A Framework for Hybrid Collective Inference in Distributed Sensor Networks

New research merges cloud and distributed AI to slash communication costs in IoT networks.

Deep Dive

A team of researchers led by Andrew Nash has introduced a novel framework for hybrid collective inference, designed to tackle the growing computational and communication challenges in large-scale distributed sensor networks. Published on arXiv (cs.DC/2603.28778), the work addresses a critical gap by integrating two previously separate paradigms: decentralized, peer-to-peer data exchange among sensors and hierarchical cloud/edge computing task allocation. The core innovation is a system that makes dynamic, runtime decisions on communication strategy, allowing networks of agents (sensors) to optimize whether to share data locally or delegate processing to more powerful edge/cloud nodes.
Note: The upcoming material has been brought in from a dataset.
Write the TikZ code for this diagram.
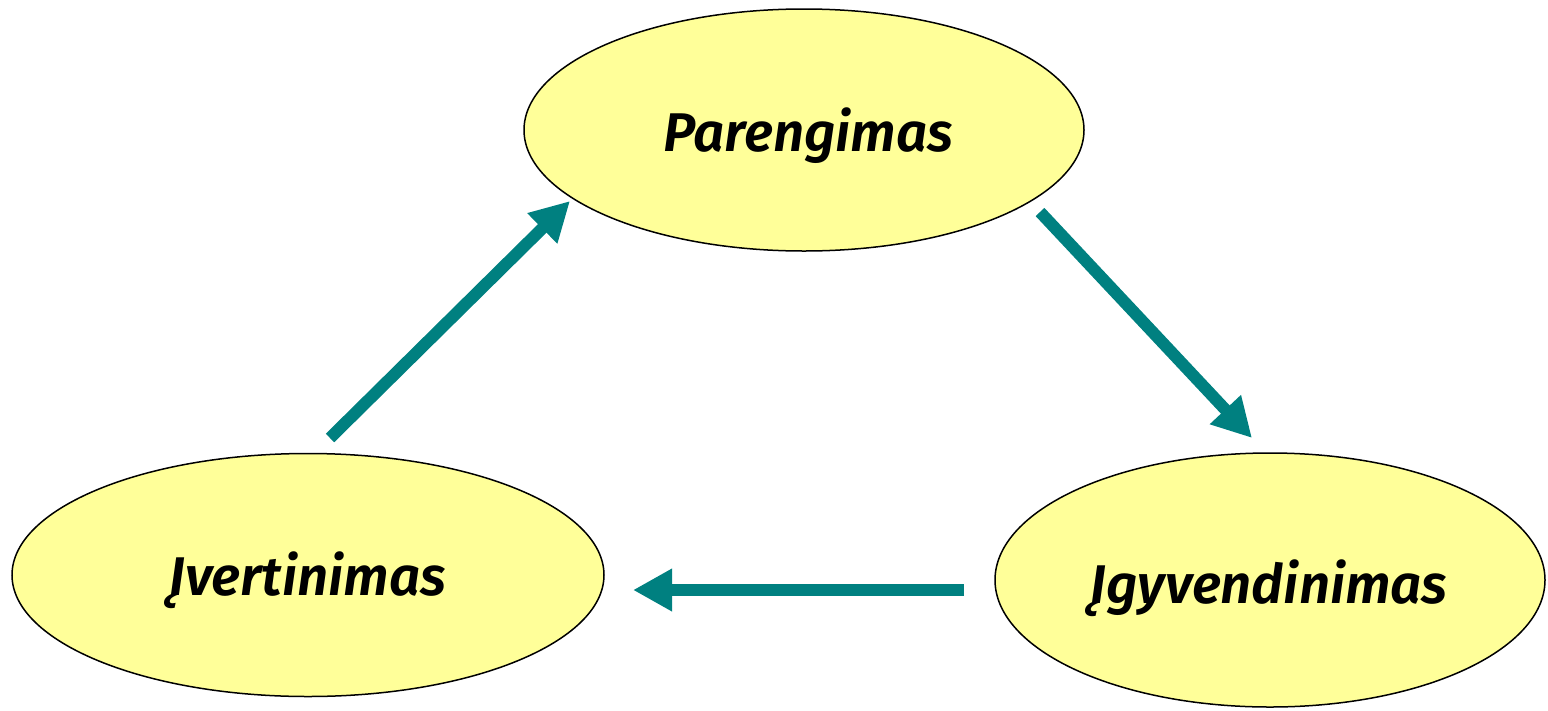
\documentclass[tikz,border=0pt]{standalone}
\usepackage{fontspec}
\setmainfont{Fira Sans}[BoldItalicFont={Fira Sans SemiBold Italic}]
\usetikzlibrary{shapes.geometric,arrows.meta}
\definecolor{teal1}{HTML}{008080}
\definecolor{fillY}{HTML}{FFFF99}
\tikzset{
  phase/.style={ellipse,draw=black,line width=1.5pt,fill=fillY,inner sep=0pt},
  phaselabel/.style={anchor=base,inner sep=0pt,
    font=\fontsize{54.5}{60}\selectfont\bfseries\itshape},
  flow/.style={draw=teal1,line width=12pt,-{Triangle[length=39pt,width=40pt]}}
}
\begin{document}
\begin{tikzpicture}[x=1pt,y=-1pt]
\useasboundingbox (0,0) rectangle (1548,710);
\node[phase,minimum width=560pt,minimum height=242pt] (par) at (804,130) {};
\node[phase,minimum width=592pt,minimum height=243pt] (ive) at (308,575) {};
\node[phase,minimum width=550pt,minimum height=254pt] (igy) at (1270,580) {};
\node[phaselabel] (parT) at (808,151) {Parengimas};
\node[phaselabel] (iveT) at (307.5,595) {Įvertinimas};
\node[phaselabel] (igyT) at (1269,603) {Įgyvendinimas};
\coordinate (a1s) at (330,438);
\coordinate (a1e) at (570,201);
\coordinate (a2s) at (1040,212);
\coordinate (a2e) at (1252,438);
\coordinate (a3s) at (964,590);
\coordinate (a3e) at (633,590);
\draw[flow] (a1s) -- (a1e);
\draw[flow] (a2s) -- (a2e);
\draw[flow] (a3s) -- (a3e);
\end{tikzpicture}
\end{document}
The framework derives optimal policies for these hybrid agents, evaluating performance across various underlying data distributions. The analysis demonstrates that this approach can maintain a high level of classification accuracy—comparable to a fully centralized system processing all raw data—while achieving a substantially reduced theoretical communication cost. This balance is crucial for real-world applications like autonomous vehicle coordination, UAV swarm management, and industrial cyber-physical systems, where latency, bandwidth, and device battery life are severe constraints. The authors posit that their method is particularly promising for scenarios with complex, non-uniform data distributions across the network.

Key Points
  • Dynamically combines decentralized sensor communication with cloud/edge computing for classification tasks.
  • Maintains accuracy close to centralized systems while slashing theoretical communication overhead.
  • Enables efficient real-time inference for bandwidth-constrained apps like UAV swarms and smart vehicles.

Why It Matters

Enables scalable, real-time AI for IoT and autonomous systems where bandwidth and battery life are limited.